[Rows from a dataset]
Start

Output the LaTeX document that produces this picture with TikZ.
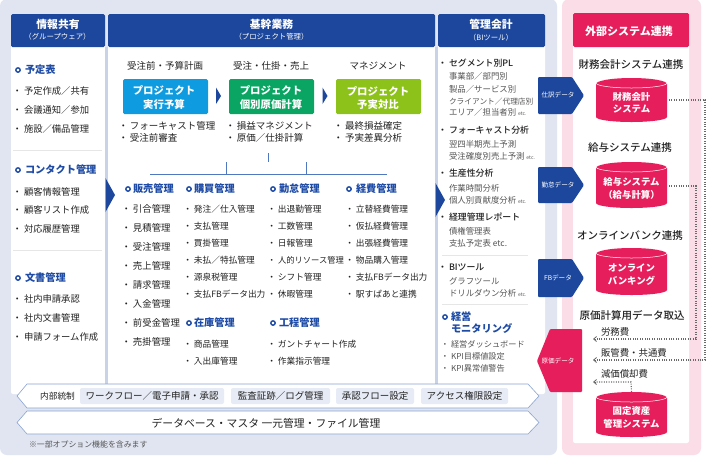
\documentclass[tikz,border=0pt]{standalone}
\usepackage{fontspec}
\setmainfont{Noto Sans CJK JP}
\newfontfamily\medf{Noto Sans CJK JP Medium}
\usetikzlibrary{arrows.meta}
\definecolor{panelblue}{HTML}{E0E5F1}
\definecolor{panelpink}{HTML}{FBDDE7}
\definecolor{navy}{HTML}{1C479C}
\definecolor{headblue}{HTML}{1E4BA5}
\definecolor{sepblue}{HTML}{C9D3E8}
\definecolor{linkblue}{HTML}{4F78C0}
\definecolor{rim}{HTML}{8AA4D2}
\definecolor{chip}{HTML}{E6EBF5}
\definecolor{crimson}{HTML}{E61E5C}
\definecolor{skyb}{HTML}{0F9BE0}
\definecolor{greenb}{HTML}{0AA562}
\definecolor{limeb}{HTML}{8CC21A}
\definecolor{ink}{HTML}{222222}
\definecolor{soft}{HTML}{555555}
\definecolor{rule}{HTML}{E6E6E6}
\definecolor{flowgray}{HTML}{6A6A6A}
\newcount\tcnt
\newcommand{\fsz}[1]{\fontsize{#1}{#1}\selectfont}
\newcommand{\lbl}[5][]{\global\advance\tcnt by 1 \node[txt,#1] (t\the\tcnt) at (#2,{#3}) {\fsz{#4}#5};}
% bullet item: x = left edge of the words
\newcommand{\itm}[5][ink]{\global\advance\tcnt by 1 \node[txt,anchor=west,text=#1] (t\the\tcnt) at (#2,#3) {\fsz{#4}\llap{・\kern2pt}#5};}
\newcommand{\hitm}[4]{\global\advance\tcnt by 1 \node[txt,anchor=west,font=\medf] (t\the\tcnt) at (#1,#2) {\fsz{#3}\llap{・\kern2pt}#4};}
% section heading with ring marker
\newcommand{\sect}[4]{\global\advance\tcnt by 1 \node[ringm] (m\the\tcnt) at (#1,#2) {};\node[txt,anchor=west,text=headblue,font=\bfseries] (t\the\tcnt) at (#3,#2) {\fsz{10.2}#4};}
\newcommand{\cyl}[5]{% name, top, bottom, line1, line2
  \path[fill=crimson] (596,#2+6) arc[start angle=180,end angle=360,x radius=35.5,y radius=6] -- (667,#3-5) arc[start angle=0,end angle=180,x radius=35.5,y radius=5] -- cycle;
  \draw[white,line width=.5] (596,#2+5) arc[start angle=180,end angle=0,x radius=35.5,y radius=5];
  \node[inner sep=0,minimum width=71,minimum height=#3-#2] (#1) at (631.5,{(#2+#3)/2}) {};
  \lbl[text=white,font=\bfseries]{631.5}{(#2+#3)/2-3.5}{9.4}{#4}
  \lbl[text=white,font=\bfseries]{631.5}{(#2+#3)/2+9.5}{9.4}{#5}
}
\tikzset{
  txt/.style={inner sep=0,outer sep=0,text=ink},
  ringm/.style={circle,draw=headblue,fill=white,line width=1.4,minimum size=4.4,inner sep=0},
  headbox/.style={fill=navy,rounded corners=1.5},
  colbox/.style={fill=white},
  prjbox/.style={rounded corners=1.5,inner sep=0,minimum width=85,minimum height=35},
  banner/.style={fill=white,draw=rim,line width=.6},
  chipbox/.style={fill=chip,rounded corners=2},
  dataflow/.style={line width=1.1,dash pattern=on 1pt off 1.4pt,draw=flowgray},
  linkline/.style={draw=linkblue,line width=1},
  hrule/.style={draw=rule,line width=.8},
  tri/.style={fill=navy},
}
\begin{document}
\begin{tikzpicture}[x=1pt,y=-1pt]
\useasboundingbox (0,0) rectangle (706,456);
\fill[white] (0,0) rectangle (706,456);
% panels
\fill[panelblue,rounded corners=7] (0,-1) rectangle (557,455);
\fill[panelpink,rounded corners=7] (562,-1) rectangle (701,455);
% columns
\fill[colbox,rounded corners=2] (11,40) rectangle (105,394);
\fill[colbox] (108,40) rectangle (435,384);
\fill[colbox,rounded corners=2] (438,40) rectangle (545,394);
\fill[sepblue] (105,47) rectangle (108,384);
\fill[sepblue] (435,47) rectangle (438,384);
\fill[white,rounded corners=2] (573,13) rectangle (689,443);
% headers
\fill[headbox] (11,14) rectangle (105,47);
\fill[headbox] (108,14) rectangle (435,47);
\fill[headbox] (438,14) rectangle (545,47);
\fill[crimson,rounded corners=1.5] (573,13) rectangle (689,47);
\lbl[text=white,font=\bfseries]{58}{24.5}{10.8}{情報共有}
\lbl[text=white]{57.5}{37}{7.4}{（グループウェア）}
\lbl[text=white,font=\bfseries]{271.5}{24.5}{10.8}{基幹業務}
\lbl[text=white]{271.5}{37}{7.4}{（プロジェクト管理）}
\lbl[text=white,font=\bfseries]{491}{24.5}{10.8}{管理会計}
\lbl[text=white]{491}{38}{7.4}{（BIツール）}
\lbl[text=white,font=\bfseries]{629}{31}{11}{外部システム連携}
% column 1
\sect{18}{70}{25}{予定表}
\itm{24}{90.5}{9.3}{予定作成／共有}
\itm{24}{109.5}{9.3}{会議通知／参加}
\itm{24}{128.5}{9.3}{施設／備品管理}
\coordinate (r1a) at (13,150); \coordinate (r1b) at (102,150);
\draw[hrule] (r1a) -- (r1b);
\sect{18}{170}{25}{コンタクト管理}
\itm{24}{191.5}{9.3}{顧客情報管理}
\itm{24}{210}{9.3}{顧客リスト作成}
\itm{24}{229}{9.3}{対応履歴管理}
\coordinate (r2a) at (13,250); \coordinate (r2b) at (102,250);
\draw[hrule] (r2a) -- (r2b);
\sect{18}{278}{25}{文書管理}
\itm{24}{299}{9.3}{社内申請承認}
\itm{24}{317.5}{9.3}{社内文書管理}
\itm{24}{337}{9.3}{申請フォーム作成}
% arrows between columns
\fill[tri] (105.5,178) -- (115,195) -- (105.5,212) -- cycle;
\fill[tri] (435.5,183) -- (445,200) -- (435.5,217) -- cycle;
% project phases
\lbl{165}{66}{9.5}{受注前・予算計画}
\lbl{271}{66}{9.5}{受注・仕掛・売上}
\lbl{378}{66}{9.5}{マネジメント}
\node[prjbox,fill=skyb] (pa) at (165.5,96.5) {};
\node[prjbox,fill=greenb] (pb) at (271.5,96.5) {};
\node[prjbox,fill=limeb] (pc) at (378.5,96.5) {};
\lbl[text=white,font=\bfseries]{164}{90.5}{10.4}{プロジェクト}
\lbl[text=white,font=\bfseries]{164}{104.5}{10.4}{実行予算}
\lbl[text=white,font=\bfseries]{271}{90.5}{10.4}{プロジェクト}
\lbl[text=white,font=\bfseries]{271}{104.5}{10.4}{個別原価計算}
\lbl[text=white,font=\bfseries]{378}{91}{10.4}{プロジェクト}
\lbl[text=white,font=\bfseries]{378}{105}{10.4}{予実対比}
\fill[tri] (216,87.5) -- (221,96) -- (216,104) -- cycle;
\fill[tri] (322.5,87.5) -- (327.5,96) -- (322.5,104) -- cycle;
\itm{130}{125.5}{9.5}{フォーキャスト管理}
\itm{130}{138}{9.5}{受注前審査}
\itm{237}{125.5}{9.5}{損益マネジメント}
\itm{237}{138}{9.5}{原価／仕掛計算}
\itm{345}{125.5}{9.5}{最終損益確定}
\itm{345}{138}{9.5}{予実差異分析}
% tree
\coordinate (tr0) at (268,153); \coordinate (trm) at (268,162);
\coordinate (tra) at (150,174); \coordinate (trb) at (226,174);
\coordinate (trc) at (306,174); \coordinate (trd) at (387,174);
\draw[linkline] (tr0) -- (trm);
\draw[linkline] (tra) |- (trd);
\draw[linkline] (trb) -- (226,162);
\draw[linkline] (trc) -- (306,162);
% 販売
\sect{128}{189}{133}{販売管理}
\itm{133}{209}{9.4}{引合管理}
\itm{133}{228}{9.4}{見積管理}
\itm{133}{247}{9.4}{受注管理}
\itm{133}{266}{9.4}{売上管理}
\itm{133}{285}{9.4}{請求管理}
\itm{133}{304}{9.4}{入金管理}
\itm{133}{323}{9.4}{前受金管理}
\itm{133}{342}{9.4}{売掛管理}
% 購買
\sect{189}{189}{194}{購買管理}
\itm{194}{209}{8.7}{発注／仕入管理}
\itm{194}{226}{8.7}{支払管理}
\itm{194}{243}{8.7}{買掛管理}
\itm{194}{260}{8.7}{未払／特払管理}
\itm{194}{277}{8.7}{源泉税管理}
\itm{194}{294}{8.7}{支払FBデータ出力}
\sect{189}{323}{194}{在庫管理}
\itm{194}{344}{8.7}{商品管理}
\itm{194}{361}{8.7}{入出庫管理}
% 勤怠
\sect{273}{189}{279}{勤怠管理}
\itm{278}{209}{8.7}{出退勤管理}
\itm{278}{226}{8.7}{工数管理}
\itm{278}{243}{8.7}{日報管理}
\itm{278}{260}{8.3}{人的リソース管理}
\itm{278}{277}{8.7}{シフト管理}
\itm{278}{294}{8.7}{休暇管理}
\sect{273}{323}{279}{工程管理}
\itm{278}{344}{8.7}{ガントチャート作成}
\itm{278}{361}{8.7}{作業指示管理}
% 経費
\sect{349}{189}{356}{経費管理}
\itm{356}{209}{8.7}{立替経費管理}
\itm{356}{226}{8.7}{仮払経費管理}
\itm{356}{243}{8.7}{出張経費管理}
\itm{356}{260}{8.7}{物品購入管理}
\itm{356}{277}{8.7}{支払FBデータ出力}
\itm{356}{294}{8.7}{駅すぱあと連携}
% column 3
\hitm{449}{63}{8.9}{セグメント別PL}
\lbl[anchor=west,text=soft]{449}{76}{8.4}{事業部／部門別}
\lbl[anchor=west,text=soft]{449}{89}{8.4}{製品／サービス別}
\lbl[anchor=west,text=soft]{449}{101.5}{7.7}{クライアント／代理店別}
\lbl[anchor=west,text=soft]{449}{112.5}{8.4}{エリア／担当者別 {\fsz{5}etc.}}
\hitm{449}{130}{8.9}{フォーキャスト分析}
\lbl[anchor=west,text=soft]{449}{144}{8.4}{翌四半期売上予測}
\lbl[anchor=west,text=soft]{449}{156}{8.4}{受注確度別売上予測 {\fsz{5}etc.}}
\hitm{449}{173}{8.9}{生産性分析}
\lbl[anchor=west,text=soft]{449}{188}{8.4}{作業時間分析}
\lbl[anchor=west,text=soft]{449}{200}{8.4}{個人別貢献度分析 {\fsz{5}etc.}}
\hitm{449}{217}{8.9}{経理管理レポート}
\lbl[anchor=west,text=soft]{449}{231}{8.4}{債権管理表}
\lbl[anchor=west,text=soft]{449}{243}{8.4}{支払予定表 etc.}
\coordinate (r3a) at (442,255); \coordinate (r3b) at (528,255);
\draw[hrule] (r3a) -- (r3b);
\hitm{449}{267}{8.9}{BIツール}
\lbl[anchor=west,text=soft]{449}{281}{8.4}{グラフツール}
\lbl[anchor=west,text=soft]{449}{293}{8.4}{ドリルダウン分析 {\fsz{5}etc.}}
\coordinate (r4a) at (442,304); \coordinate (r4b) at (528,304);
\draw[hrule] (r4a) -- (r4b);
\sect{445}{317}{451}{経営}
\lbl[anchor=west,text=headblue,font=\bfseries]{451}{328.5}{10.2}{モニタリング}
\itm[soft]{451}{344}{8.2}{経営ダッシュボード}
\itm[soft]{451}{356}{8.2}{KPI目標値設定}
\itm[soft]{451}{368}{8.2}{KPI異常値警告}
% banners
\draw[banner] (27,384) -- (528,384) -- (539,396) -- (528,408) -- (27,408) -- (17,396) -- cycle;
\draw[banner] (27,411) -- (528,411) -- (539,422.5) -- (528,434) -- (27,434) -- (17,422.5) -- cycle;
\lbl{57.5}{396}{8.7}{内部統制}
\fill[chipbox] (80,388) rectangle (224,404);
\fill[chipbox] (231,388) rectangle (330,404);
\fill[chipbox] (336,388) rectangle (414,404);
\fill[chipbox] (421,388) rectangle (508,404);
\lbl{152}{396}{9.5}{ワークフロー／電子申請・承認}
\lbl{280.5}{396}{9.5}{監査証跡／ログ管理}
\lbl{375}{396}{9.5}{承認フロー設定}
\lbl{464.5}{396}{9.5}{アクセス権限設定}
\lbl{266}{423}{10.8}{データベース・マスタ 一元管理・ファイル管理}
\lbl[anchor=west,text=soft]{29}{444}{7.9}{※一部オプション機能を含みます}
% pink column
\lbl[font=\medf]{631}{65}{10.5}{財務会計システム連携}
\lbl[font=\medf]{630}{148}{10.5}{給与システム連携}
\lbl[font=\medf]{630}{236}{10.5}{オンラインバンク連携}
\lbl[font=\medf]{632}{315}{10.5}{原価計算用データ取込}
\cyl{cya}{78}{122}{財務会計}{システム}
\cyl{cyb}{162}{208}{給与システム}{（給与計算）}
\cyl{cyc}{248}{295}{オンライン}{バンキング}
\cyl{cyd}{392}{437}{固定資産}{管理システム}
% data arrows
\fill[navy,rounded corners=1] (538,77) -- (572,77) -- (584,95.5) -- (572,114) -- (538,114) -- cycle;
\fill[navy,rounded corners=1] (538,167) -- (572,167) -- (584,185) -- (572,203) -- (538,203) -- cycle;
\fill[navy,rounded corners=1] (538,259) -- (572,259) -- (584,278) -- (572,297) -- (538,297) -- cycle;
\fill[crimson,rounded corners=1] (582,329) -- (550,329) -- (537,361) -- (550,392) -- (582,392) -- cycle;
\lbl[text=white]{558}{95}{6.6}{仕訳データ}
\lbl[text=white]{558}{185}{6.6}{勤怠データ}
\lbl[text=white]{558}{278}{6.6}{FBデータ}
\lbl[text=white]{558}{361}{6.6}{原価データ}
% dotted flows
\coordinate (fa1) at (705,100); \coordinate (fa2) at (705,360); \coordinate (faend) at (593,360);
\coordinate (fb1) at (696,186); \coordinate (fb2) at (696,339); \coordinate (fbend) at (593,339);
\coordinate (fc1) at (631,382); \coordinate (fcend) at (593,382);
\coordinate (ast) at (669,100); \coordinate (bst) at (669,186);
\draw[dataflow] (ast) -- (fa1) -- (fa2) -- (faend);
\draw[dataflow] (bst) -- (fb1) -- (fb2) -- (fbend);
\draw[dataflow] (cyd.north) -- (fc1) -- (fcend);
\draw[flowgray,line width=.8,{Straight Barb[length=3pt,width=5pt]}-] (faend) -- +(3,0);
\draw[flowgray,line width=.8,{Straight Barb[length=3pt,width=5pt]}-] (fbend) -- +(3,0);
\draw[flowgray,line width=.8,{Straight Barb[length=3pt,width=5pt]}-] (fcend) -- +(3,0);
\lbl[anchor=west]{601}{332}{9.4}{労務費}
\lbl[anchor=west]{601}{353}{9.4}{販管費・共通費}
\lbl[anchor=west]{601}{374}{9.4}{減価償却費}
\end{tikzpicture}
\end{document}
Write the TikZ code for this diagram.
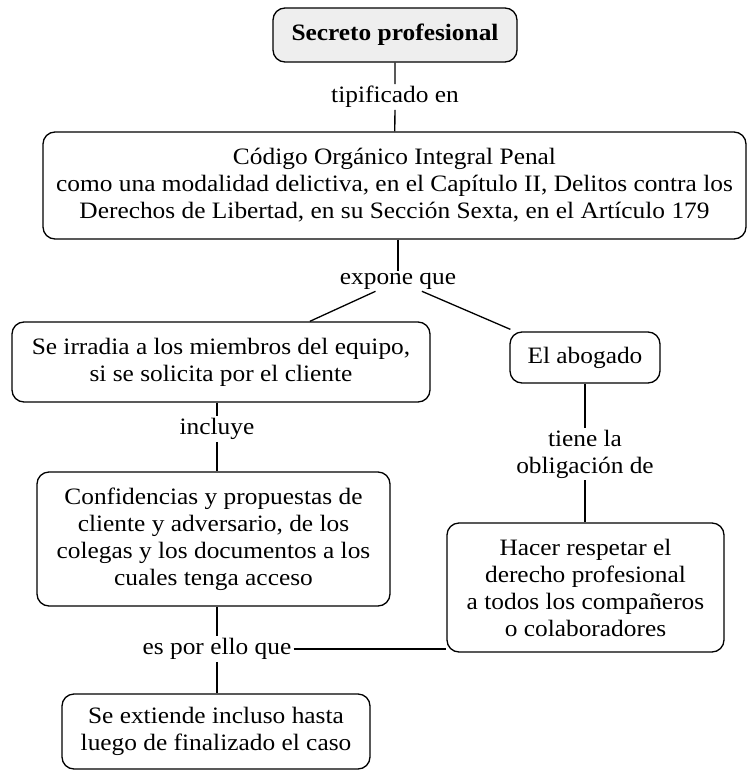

End

In the entries above, count each line that holds "with". Give the total and nothing else.

2